◆ **Objective**
Retype the opening lines of the listing below, ending with the line that contains "(517,360) -- (542,360);", and leave out any pictures.

++++++++++

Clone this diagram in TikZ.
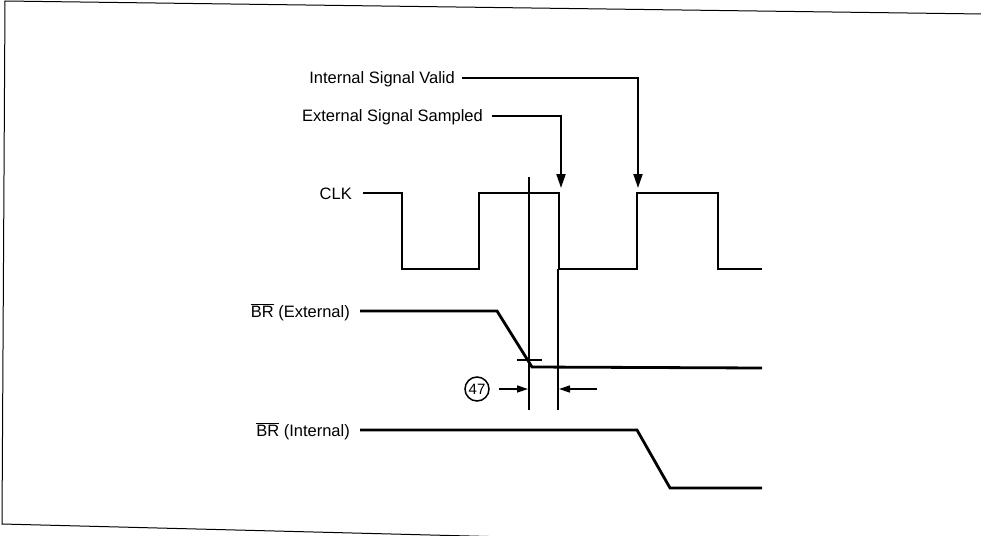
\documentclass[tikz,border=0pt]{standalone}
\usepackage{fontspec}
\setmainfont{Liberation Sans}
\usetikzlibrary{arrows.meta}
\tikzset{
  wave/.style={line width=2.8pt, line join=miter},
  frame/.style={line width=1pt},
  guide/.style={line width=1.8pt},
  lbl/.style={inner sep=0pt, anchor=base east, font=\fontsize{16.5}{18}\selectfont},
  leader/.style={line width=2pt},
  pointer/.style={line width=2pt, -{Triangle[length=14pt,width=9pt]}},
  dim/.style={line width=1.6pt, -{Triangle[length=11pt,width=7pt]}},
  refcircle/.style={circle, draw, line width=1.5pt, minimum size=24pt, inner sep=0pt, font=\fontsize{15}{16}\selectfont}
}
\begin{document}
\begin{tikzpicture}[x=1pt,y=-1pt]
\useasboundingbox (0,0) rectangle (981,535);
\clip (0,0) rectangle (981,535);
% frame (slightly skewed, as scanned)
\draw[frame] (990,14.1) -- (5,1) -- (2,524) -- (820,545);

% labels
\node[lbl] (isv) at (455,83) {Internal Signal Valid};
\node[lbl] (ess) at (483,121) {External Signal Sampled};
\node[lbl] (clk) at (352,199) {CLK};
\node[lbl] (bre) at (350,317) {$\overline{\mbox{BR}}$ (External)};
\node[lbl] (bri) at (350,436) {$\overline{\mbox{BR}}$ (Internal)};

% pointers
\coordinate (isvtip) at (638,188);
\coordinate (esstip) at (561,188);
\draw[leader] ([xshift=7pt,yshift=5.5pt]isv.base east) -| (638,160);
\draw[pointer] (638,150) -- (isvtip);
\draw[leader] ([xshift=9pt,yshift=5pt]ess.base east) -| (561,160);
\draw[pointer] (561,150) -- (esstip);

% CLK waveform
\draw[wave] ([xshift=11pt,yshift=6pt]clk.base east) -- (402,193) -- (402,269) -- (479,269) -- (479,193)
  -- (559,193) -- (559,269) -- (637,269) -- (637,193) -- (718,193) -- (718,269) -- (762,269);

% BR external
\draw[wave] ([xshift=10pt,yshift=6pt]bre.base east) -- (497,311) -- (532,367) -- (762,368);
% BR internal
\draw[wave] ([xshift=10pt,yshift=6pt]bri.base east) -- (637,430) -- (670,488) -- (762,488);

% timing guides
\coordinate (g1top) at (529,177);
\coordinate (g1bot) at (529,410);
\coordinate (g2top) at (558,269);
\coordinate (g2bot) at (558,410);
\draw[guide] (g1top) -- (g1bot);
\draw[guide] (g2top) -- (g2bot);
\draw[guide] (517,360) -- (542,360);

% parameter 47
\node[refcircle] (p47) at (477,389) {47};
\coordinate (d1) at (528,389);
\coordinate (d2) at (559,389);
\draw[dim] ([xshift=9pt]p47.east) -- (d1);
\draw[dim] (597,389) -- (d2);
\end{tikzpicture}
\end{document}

++++++++++

◆ **Complete output**
Clone this diagram in TikZ.
\documentclass[tikz,border=0pt]{standalone}
\usepackage{fontspec}
\setmainfont{Liberation Sans}
\usetikzlibrary{arrows.meta}
\tikzset{
  wave/.style={line width=2.8pt, line join=miter},
  frame/.style={line width=1pt},
  guide/.style={line width=1.8pt},
  lbl/.style={inner sep=0pt, anchor=base east, font=\fontsize{16.5}{18}\selectfont},
  leader/.style={line width=2pt},
  pointer/.style={line width=2pt, -{Triangle[length=14pt,width=9pt]}},
  dim/.style={line width=1.6pt, -{Triangle[length=11pt,width=7pt]}},
  refcircle/.style={circle, draw, line width=1.5pt, minimum size=24pt, inner sep=0pt, font=\fontsize{15}{16}\selectfont}
}
\begin{document}
\begin{tikzpicture}[x=1pt,y=-1pt]
\useasboundingbox (0,0) rectangle (981,535);
\clip (0,0) rectangle (981,535);
% frame (slightly skewed, as scanned)
\draw[frame] (990,14.1) -- (5,1) -- (2,524) -- (820,545);

% labels
\node[lbl] (isv) at (455,83) {Internal Signal Valid};
\node[lbl] (ess) at (483,121) {External Signal Sampled};
\node[lbl] (clk) at (352,199) {CLK};
\node[lbl] (bre) at (350,317) {$\overline{\mbox{BR}}$ (External)};
\node[lbl] (bri) at (350,436) {$\overline{\mbox{BR}}$ (Internal)};

% pointers
\coordinate (isvtip) at (638,188);
\coordinate (esstip) at (561,188);
\draw[leader] ([xshift=7pt,yshift=5.5pt]isv.base east) -| (638,160);
\draw[pointer] (638,150) -- (isvtip);
\draw[leader] ([xshift=9pt,yshift=5pt]ess.base east) -| (561,160);
\draw[pointer] (561,150) -- (esstip);

% CLK waveform
\draw[wave] ([xshift=11pt,yshift=6pt]clk.base east) -- (402,193) -- (402,269) -- (479,269) -- (479,193)
  -- (559,193) -- (559,269) -- (637,269) -- (637,193) -- (718,193) -- (718,269) -- (762,269);

% BR external
\draw[wave] ([xshift=10pt,yshift=6pt]bre.base east) -- (497,311) -- (532,367) -- (762,368);
% BR internal
\draw[wave] ([xshift=10pt,yshift=6pt]bri.base east) -- (637,430) -- (670,488) -- (762,488);

% timing guides
\coordinate (g1top) at (529,177);
\coordinate (g1bot) at (529,410);
\coordinate (g2top) at (558,269);
\coordinate (g2bot) at (558,410);
\draw[guide] (g1top) -- (g1bot);
\draw[guide] (g2top) -- (g2bot);
\draw[guide] (517,360) -- (542,360);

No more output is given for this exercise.